THE TEMPTATIONS (1)
[p. 115] THE TEMPTATIONS (1)
If you speak of one being full of the Holy Spirit you regard such a person as a vessel. We all feel that we do not know much about being full of the Holy Spirit, but God would be greatly pleased to give us an impression of the character of such a man, for it is a great part of the work of God to give us an impression of the Man who was full of the Holy Spirit. This is set before us in Jesus; we see a Man upon this earth who was full of the Holy Spirit; we are introduced to such a Person as that. We all know the man after the flesh, and I hope we know him so well that we wish to have nothing more to do with him. Jesus was a divine Person in the Godhead, but we see Him here as a praying Man; He comes before us as a Man marked by absolute dependence upon God. There is nothing on the divine side to prevent us from being filled with the Holy Spirit, so that Jesus is, in some sense, a pattern of what is possible, through grace, for us. Jesus as a vessel was closed to the world but open towards God; He always looked Godward. It was a delight to God to have a Man who could withstand every temptation which could be brought against Him. He was personally a delight to God, and before He began His service He was led by the Spirit in the wilderness to be tested. The question was raised whether the dependent Man could stand where the independent man failed, and it is God’s delight to show us that Jesus could stand invulnerable against every temptation Satan could bring. Jesus was full of the Holy Spirit, and a man who is filled with the Holy Spirit can stand against every temptation that Satan can bring.
Now look at the 13th verse: “And the devil, having completed every temptation, departed from him for a time”. The three temptations which are here recorded comprise every [p. 116] temptation. The devil may have ten thousand different ways by which he tempts man, but these three temptations cover in principle everything Satan could bring; he had no other weapon in his armoury — he exhausted all temptations. The Spirit has singled out these three temptations as comprising every one that Satan could bring against man, and the way in which Jesus met them is a pattern of how we should meet temptation. There is a kind of man that Satan cannot touch; it is the dependent man who is full of the Holy Spirit and is in the consciousness of sonship. Power lies in seeing the place that the Son of God has taken as Man with reference to God. Christians greatly overlook this fact. They look at Jesus as the Saviour from sins, as having effected redemption, and other wonderful things, but we must not forget that He came into manhood as God’s beloved Son to be the Vessel of the Holy Spirit, and to meet in that condition every power of Satan.
Tonight we look at Jesus in relation to the devil — we have seen Him in chapter 3 in relation to God.
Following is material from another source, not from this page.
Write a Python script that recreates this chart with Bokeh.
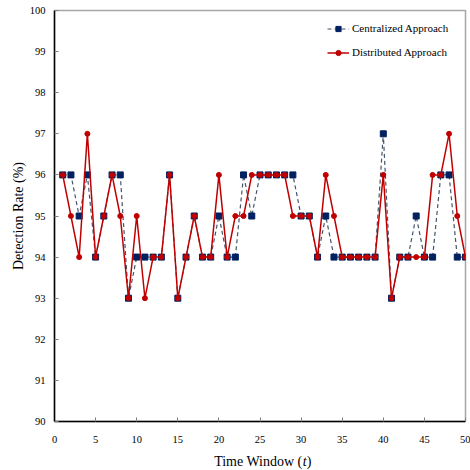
from bokeh.plotting import figure
from bokeh.layouts import column
from bokeh.models import Range1d, FixedTicker, Legend, LegendItem, ColumnDataSource
from bokeh.core.properties import value
from bokeh.embed import file_html
from bokeh.resources import INLINE

t = list(range(1, 51))
centralized = [96, 96, 95, 96, 94, 95, 96, 96, 93, 94,
               94, 94, 94, 96, 93, 94, 95, 94, 94, 95,
               94, 94, 96, 95, 96, 96, 96, 96, 96, 95,
               95, 94, 95, 94, 94, 94, 94, 94, 94, 97,
               93, 94, 94, 95, 94, 94, 96, 96, 94, 94]
distributed = [96, 95, 94, 97, 94, 95, 96, 95, 93, 95,
               93, 94, 94, 96, 93, 94, 95, 94, 94, 96,
               94, 95, 95, 96, 96, 96, 96, 96, 95, 95,
               95, 94, 96, 95, 94, 94, 94, 94, 94, 96,
               93, 94, 94, 94, 94, 96, 96, 97, 95, 94]
x_ticks = [0, 5, 10, 15, 20, 25, 30, 35, 40, 45, 50]
y_ticks = [90, 91, 92, 93, 94, 95, 96, 97, 98, 99, 100]
x_label_parts = ["Time Window (", "t", ")"]

FONT = "Liberation Serif"

p = figure(width=470, height=450, output_backend="svg", toolbar_location=None,
           x_range=Range1d(0, 50), y_range=Range1d(90, 100),
           min_border_left=54, min_border_right=5, min_border_top=10, min_border_bottom=29)
p.background_fill_color = "white"
p.border_fill_color = "white"
p.outline_line_color = "#a6a6a6"
p.outline_line_width = 1.5
p.xgrid.visible = False
p.ygrid.visible = False

for ax in (p.xaxis[0], p.yaxis[0]):
    ax.axis_line_color = "black"
    ax.axis_line_width = 1.5
    ax.major_tick_in = 4
    ax.major_tick_out = 0
    ax.minor_tick_in = 0
    ax.minor_tick_out = 0
    ax.major_tick_line_color = "#808080"
    ax.major_label_text_font = FONT
    ax.major_label_text_font_size = "10.5px"
    ax.major_label_text_color = "black"
    ax.axis_label_text_font = FONT
    ax.axis_label_text_font_size = "14px"
    ax.axis_label_text_font_style = "normal"
    ax.axis_label_text_color = "black"

p.xaxis[0].ticker = FixedTicker(ticks=x_ticks)
p.yaxis[0].ticker = FixedTicker(ticks=y_ticks)
p.xaxis[0].major_label_standoff = 14
p.yaxis[0].major_label_standoff = 9
p.yaxis[0].axis_label = "Detection Rate (%)"
p.yaxis[0].axis_label_standoff = 1

c_line = p.line(t, centralized, line_color="#44546a", line_width=1.2, line_dash="4 3")
c_pts = p.scatter(t, centralized, marker="square", size=6, fill_color="#002060", line_color="#002060")
d_line = p.line(t, distributed, line_color="#c00000", line_width=1.5)
d_pts = p.scatter(t, distributed, marker="circle", size=5, fill_color="#c00000", line_color="#c00000")

legend = Legend(items=[LegendItem(label="Centralized Approach", renderers=[c_line, c_pts]),
                       LegendItem(label="Distributed Approach", renderers=[d_line, d_pts])],
                location=(273, 359), border_line_color=None, background_fill_alpha=0,
                label_text_font=FONT, label_text_font_size="11px", label_text_color="black",
                glyph_width=22, label_standoff=3, spacing=4, padding=6, margin=0,
                label_height=20, glyph_height=13)
p.add_layout(legend)

# x-axis title strip (allows italic t)
q = figure(width=470, height=20, output_backend="svg", toolbar_location=None,
           x_range=Range1d(0, 50), y_range=Range1d(0, 1),
           min_border_left=54, min_border_right=5, min_border_top=0, min_border_bottom=0)
q.axis.visible = False
q.grid.visible = False
q.outline_line_color = None
q.background_fill_color = "white"
q.border_fill_color = "white"

def px2x(px):
    return (px - 54) / 8.22

src = ColumnDataSource(dict(x=[px2x(302), px2x(302.3), px2x(306.3)], y=[0.45, 0.45, 0.45],
                            txt=x_label_parts, align=["right", "left", "left"],
                            style=["normal", "italic", "normal"]))
q.text(x="x", y="y", text="txt", source=src, text_align="align", text_font_style="style",
       text_font=value(FONT), text_font_size="14px", text_color="black",
       text_baseline="alphabetic")

layout = column(p, q, spacing=0)
open("out.html", "w").write(file_html(layout, INLINE))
I am deeply interested in desiring to know the kind of man who is full of the Holy Spirit; I have known the man after the flesh for a good many years. The relations which Jesus took up when here are patterns for us. There is to be a harvest for God, and every grain of wheat that will be gathered into His garner will take character from Jesus. It will as surely be brought about in every one of us as it was brought about in Him; God will realise it. As our souls come under His influence, He will work it out in us and enable us through grace to maintain such relations with Him as Jesus maintained when here on earth. God’s thought for us is that we should be filled with the Holy Spirit. We see this in Him first, and in seeing it in Him we see it in absolute perfection; then we cannot happily or spiritually accept anything less.
The first mark of a man who is full of the Holy Spirit is dependence upon God, and all the exercises God puts His people through in the wilderness are to teach us that important [p. 117] lesson. Man can only live by communications from God. Man is always trying to live on something that really cannot be made into food; but God is teaching each one of us that we must live on divine communications. Happy family conditions will not satisfy you: you must have something from God and then you will begin to live. Most Christians appreciate how good it is to read a little Scripture and have a little prayer before starting out in the morning. When you get something which is really food for your spirit you feel fortified, and it is really wonderful how one finds that God gives exactly what you need for the circumstances of the day. “Every scripture” is of great importance. An infidel who at one time was intimate with J.N.D. said that he had never met a man who was so purposed in his heart that not one word of Scripture should be a dead letter to him. He once asked J.N.D., ‘What would have been lost had what Paul said to Timothy about bringing the books and parchments been omitted?’ J.N.D. said that that verse just helped him with regard to his not disposing of his library. A sister once said to me, ‘My religion is to go to meetings’. Meetings are not everything, we must have personal communications from Him, and when you receive a divine communication you then turn it into prayer. You are handling in this way a draft from the bank of heaven, and it will be honoured! God says, ‘It is My currency; it bears My image and superscription and I must honour it’.